* **Exercise**:
Copy exactly the lines from the start of the material through the line with "1.109, 1.308, 1.609, 2.0]". Pictures stay out of the copy.

* **Dataset section**:
• • • • • • •

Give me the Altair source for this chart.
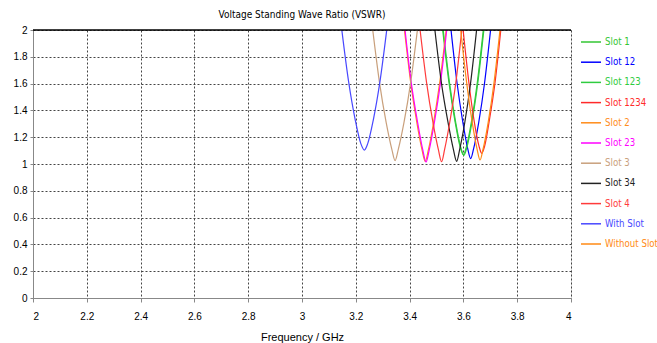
import altair as alt
import pandas as pd

FONT = "DejaVu Sans Condensed, Liberation Sans Narrow, sans-serif"

series_names = ["Slot 1", "Slot 12", "Slot 123", "Slot 1234", "Slot 2", "Slot 23",
                "Slot 3", "Slot 34", "Slot 4", "With Slot", "Without Slot"]
series_colors = ["#33c633", "#0000ff", "#2ecc40", "#ff2a2a", "#ff8c1a", "#ff00ff",
                 "#c9a07c", "#222222", "#ff3b3b", "#4848ff", "#ff8a14"]

# frequency (GHz) and VSWR, one pair of lists per series
f_slot1 = [3.523, 3.546, 3.569, 3.588, 3.600, 3.611, 3.630, 3.652, 3.674]
v_slot1 = [2.0, 1.613, 1.317, 1.128, 1.07, 1.128, 1.317, 1.613, 2.0]

f_slot12 = [3.554, 3.576, 3.598, 3.616, 3.627, 3.638, 3.657, 3.679, 3.701]
v_slot12 = [2.0, 1.610, 1.311, 1.114, 1.04, 1.114, 1.311, 1.610, 2.0]

f_slot123 = [3.525, 3.548, 3.571, 3.590, 3.602, 3.613, 3.632, 3.654, 3.676]
v_slot123 = [2.0, 1.612, 1.315, 1.125, 1.065, 1.125, 1.315, 1.612, 2.0]

f_slot1234 = [3.599, 3.620, 3.640, 3.658, 3.668, 3.679, 3.696, 3.718, 3.739]
v_slot1234 = [2.0, 1.614, 1.320, 1.134, 1.08, 1.134, 1.320, 1.614, 2.0]

f_slot2 = [3.381, 3.404, 3.427, 3.446, 3.458, 3.470, 3.489, 3.512, 3.536]
v_slot2 = [2.0, 1.609, 1.308, 1.107, 1.02, 1.107, 1.308, 1.609, 2.0]

f_slot23 = [3.383, 3.406, 3.430, 3.449, 3.461, 3.473, 3.492, 3.515, 3.538]
v_slot23 = [2.0, 1.609, 1.308, 1.106, 1.015, 1.106, 1.308, 1.609, 2.0]

f_slot3 = [3.263, 3.288, 3.313, 3.334, 3.346, 3.358, 3.379, 3.404, 3.429]
v_slot3 = [2.0, 1.609, 1.308, 1.109, 1.025, 1.109, 1.308, 1.609, 2.0]

f_slot34 = [3.494, 3.518, 3.543, 3.563, 3.575, 3.586, 3.605, 3.627, 3.649]
v_slot34 = [2.0, 1.609, 1.308, 1.107, 1.02, 1.107, 1.308, 1.609, 2.0]

f_slot4 = [3.439, 3.463, 3.487, 3.507, 3.519, 3.530, 3.549, 3.572, 3.594]
v_slot4 = [2.0, 1.609, 1.308, 1.107, 1.017, 1.107, 1.308, 1.609, 2.0]

f_with = [3.148, 3.173, 3.198, 3.219, 3.232, 3.244, 3.265, 3.290, 3.315]
v_with = [2.0, 1.618, 1.328, 1.150, 1.104, 1.150, 1.328, 1.618, 2.0]

f_without = [3.590, 3.612, 3.633, 3.651, 3.662, 3.673, 3.692, 3.714, 3.736]
v_without = [2.0, 1.609, 1.309, 1.110, 1.03, 1.110, 1.309, 1.609, 2.0]

x_ticks = [2, 2.2, 2.4, 2.6, 2.8, 3, 3.2, 3.4, 3.6, 3.8, 4]
y_ticks = [0, 0.2, 0.4, 0.6, 0.8, 1, 1.2, 1.4, 1.6, 1.8, 2]

all_f = [f_slot1, f_slot12, f_slot123, f_slot1234, f_slot2, f_slot23,
         f_slot3, f_slot34, f_slot4, f_with, f_without]
all_v = [v_slot1, v_slot12, v_slot123, v_slot1234, v_slot2, v_slot23,
         v_slot3, v_slot34, v_slot4, v_with, v_without]

rows = []
for name, fs, vs in zip(series_names, all_f, all_v):
    for f, v in zip(fs, vs):
        rows.append({"series": name, "freq": f, "vswr": v})
df = pd.DataFrame(rows)

label_color_expr = "[" + ",".join("'%s'" % c for c in series_colors) + "][indexof([" + \
    ",".join("'%s'" % n for n in series_names) + "], datum.label)]"

x_scale = alt.Scale(domain=[2, 4], nice=False, zero=False)
y_scale = alt.Scale(domain=[0, 2], nice=False)

y_axis = alt.Axis(values=y_ticks, format="~g", title=None,
                  grid=True, gridDash=[2, 2], gridColor="#444",
                  tickSize=3, labelPadding=3, labelOverlap=False)

lines = alt.Chart(df).mark_line(strokeWidth=1.2, interpolate="monotone", clip=True).encode(
    x=alt.X("freq:Q", scale=x_scale,
            axis=alt.Axis(values=x_ticks, format="~g", title="Frequency / GHz",
                          titleFontWeight="normal",
                          grid=True, gridDash=[2, 2], gridColor="#444",
                          tickSize=4, labelPadding=9, titlePadding=10,
                          labelOverlap=False)),
    y=alt.Y("vswr:Q", scale=y_scale, axis=y_axis),
    color=alt.Color("series:N", sort=series_names,
                    scale=alt.Scale(domain=series_names, range=series_colors),
                    legend=alt.Legend(title=None, orient="none", legendX=547, legendY=1,
                                      symbolType="stroke", symbolSize=400,
                                      symbolStrokeWidth=1.5, labelFontSize=9.6,
                                      labelFont=FONT, labelOffset=3, padding=0,
                                      rowPadding=4.2, labelLimit=120,
                                      labelColor=alt.ExprRef(expr=label_color_expr))),
    detail="series:N",
)

top_border = alt.Chart(pd.DataFrame({"v": [2]})).mark_rule(color="black", strokeWidth=1.5).encode(
    y=alt.Y("v:Q", scale=y_scale, axis=y_axis)
)

chart = alt.layer(lines, top_border).properties(
    width=538, height=268,
    autosize=alt.AutoSizeParams(type="none"),
    padding={"left": 33, "top": 30, "right": 86, "bottom": 45},
    title=alt.TitleParams("Voltage Standing Wave Ratio (VSWR)", fontSize=10,
                          fontWeight="normal", font=FONT, anchor="middle", offset=9,
                          dy=4, color="black"),
).configure_axis(
    labelFont=FONT, titleFont=FONT, labelFontSize=10, titleFontSize=10,
    titleFontWeight="normal", labelColor="black", titleColor="black",
    domainColor="black", tickColor="black", domainWidth=1,
).configure_view(
    stroke="#999", strokeWidth=1
).configure(background="white")

chart.save("out.html", embed_options={"renderer": "svg", "actions": False})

• • • • • • •

* **Output of the exercise**:
Give me the Altair source for this chart.
import altair as alt
import pandas as pd

FONT = "DejaVu Sans Condensed, Liberation Sans Narrow, sans-serif"

series_names = ["Slot 1", "Slot 12", "Slot 123", "Slot 1234", "Slot 2", "Slot 23",
                "Slot 3", "Slot 34", "Slot 4", "With Slot", "Without Slot"]
series_colors = ["#33c633", "#0000ff", "#2ecc40", "#ff2a2a", "#ff8c1a", "#ff00ff",
                 "#c9a07c", "#222222", "#ff3b3b", "#4848ff", "#ff8a14"]

# frequency (GHz) and VSWR, one pair of lists per series
f_slot1 = [3.523, 3.546, 3.569, 3.588, 3.600, 3.611, 3.630, 3.652, 3.674]
v_slot1 = [2.0, 1.613, 1.317, 1.128, 1.07, 1.128, 1.317, 1.613, 2.0]

f_slot12 = [3.554, 3.576, 3.598, 3.616, 3.627, 3.638, 3.657, 3.679, 3.701]
v_slot12 = [2.0, 1.610, 1.311, 1.114, 1.04, 1.114, 1.311, 1.610, 2.0]

f_slot123 = [3.525, 3.548, 3.571, 3.590, 3.602, 3.613, 3.632, 3.654, 3.676]
v_slot123 = [2.0, 1.612, 1.315, 1.125, 1.065, 1.125, 1.315, 1.612, 2.0]

f_slot1234 = [3.599, 3.620, 3.640, 3.658, 3.668, 3.679, 3.696, 3.718, 3.739]
v_slot1234 = [2.0, 1.614, 1.320, 1.134, 1.08, 1.134, 1.320, 1.614, 2.0]

f_slot2 = [3.381, 3.404, 3.427, 3.446, 3.458, 3.470, 3.489, 3.512, 3.536]
v_slot2 = [2.0, 1.609, 1.308, 1.107, 1.02, 1.107, 1.308, 1.609, 2.0]

f_slot23 = [3.383, 3.406, 3.430, 3.449, 3.461, 3.473, 3.492, 3.515, 3.538]
v_slot23 = [2.0, 1.609, 1.308, 1.106, 1.015, 1.106, 1.308, 1.609, 2.0]

f_slot3 = [3.263, 3.288, 3.313, 3.334, 3.346, 3.358, 3.379, 3.404, 3.429]
v_slot3 = [2.0, 1.609, 1.308, 1.109, 1.025, 1.109, 1.308, 1.609, 2.0]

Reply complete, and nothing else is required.